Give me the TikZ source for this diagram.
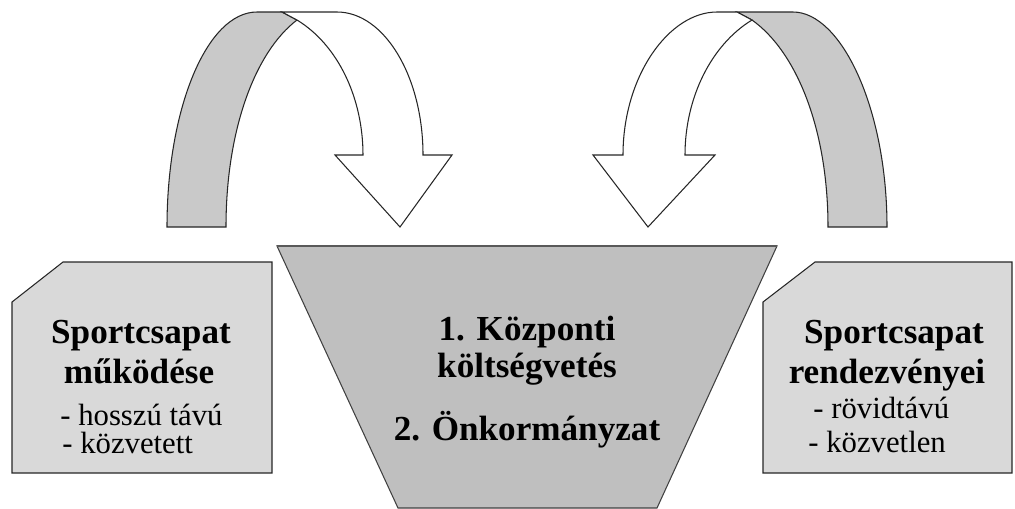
\documentclass[tikz,border=0pt]{standalone}
\usepackage{fontspec}
\setmainfont{Liberation Serif}
\begin{document}
\begin{tikzpicture}[x=0.02cm, y=-0.02cm,
  outline/.style={draw=black!85, line width=0.6pt, line join=miter},
  band/.style={outline, fill=black!21},
  hollow/.style={outline, fill=white},
  card/.style={outline, fill=black!15},
  funnel/.style={draw=black!75, line width=0.6pt, fill=black!25},
  headtext/.style={anchor=base, font=\fontsize{20}{23}\selectfont\bfseries, inner sep=0pt},
  itemtext/.style={anchor=base west, font=\fontsize{17.5}{20}\selectfont, inner sep=0pt}
]
\useasboundingbox (0,0) rectangle (1015,508);

% left curved arrow: shaded back band and white front with arrow head
\path[band] (167,227) .. controls (167,108) and (207,12) .. (257,12) -- (282,12) -- (297,20)
  .. controls (255,52) and (226,130) .. (226,227) -- cycle;
\path[hollow] (282,12) -- (337,12) .. controls (384,12) and (423,76) .. (423,155)
  -- (452,155) -- (400,227) -- (335,155) -- (363,155)
  .. controls (363,98) and (338,45) .. (297,20) -- cycle;

% right curved arrow, mirrored
\path[band] (737,12) -- (793,12) .. controls (841,12) and (887,108) .. (887,227)
  -- (828,227) .. controls (828,130) and (797,52) .. (752,20) -- cycle;
\path[hollow] (737,12) -- (717,12) .. controls (669,12) and (623,76) .. (623,155)
  -- (593,155) -- (648,227) -- (715,155) -- (685,155)
  .. controls (685,98) and (711,45) .. (752,20) -- cycle;

% side cards with a clipped corner
\path[card] (63,262) -- (272,262) -- (272,473) -- (12,473) -- (12,302) -- cycle;
\path[card] (815,262) -- (1012,262) -- (1012,473) -- (763,473) -- (763,302) -- cycle;

% central funnel
\path[funnel] (277,246) -- (777,246) -- (657,508) -- (398,508) -- cycle;
\draw[black!65, line width=1.3pt] (277,246) -- (777,246);

% left card text
\node[headtext] (l1) at (141,343) {Sportcsapat};
\node[headtext] (l2) at (139,383) {működése};
\node[itemtext] (l3) at (60,425) {- hosszú távú};
\node[itemtext] (l4) at (62,453) {- közvetett};

% right card text
\node[headtext] (r1) at (894,343) {Sportcsapat};
\node[headtext] (r2) at (887,383) {rendezvényei};
\node[itemtext] (r3) at (813,418) {- rövidtávú};
\node[itemtext] (r4) at (808,452) {- közvetlen};

% funnel text
\node[headtext] (c1) at (527,340) {1. Központi};
\node[headtext] (c2) at (527,377) {költségvetés};
\node[headtext] (c3) at (527,440) {2. Önkormányzat};
\end{tikzpicture}
\end{document}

_Exercise description_
Each line of the material must be retyped exactly, except that images are omitted.

_Result_
Give me the TikZ source for this diagram.
\documentclass[tikz,border=0pt]{standalone}
\usepackage{fontspec}
\setmainfont{Liberation Serif}
\begin{document}
\begin{tikzpicture}[x=0.02cm, y=-0.02cm,
  outline/.style={draw=black!85, line width=0.6pt, line join=miter},
  band/.style={outline, fill=black!21},
  hollow/.style={outline, fill=white},
  card/.style={outline, fill=black!15},
  funnel/.style={draw=black!75, line width=0.6pt, fill=black!25},
  headtext/.style={anchor=base, font=\fontsize{20}{23}\selectfont\bfseries, inner sep=0pt},
  itemtext/.style={anchor=base west, font=\fontsize{17.5}{20}\selectfont, inner sep=0pt}
]
\useasboundingbox (0,0) rectangle (1015,508);

% left curved arrow: shaded back band and white front with arrow head
\path[band] (167,227) .. controls (167,108) and (207,12) .. (257,12) -- (282,12) -- (297,20)
  .. controls (255,52) and (226,130) .. (226,227) -- cycle;
\path[hollow] (282,12) -- (337,12) .. controls (384,12) and (423,76) .. (423,155)
  -- (452,155) -- (400,227) -- (335,155) -- (363,155)
  .. controls (363,98) and (338,45) .. (297,20) -- cycle;

% right curved arrow, mirrored
\path[band] (737,12) -- (793,12) .. controls (841,12) and (887,108) .. (887,227)
  -- (828,227) .. controls (828,130) and (797,52) .. (752,20) -- cycle;
\path[hollow] (737,12) -- (717,12) .. controls (669,12) and (623,76) .. (623,155)
  -- (593,155) -- (648,227) -- (715,155) -- (685,155)
  .. controls (685,98) and (711,45) .. (752,20) -- cycle;

% side cards with a clipped corner
\path[card] (63,262) -- (272,262) -- (272,473) -- (12,473) -- (12,302) -- cycle;
\path[card] (815,262) -- (1012,262) -- (1012,473) -- (763,473) -- (763,302) -- cycle;

% central funnel
\path[funnel] (277,246) -- (777,246) -- (657,508) -- (398,508) -- cycle;
\draw[black!65, line width=1.3pt] (277,246) -- (777,246);

% left card text
\node[headtext] (l1) at (141,343) {Sportcsapat};
\node[headtext] (l2) at (139,383) {működése};
\node[itemtext] (l3) at (60,425) {- hosszú távú};
\node[itemtext] (l4) at (62,453) {- közvetett};

% right card text
\node[headtext] (r1) at (894,343) {Sportcsapat};
\node[headtext] (r2) at (887,383) {rendezvényei};
\node[itemtext] (r3) at (813,418) {- rövidtávú};
\node[itemtext] (r4) at (808,452) {- közvetlen};

% funnel text
\node[headtext] (c1) at (527,340) {1. Központi};
\node[headtext] (c2) at (527,377) {költségvetés};
\node[headtext] (c3) at (527,440) {2. Önkormányzat};
\end{tikzpicture}
\end{document}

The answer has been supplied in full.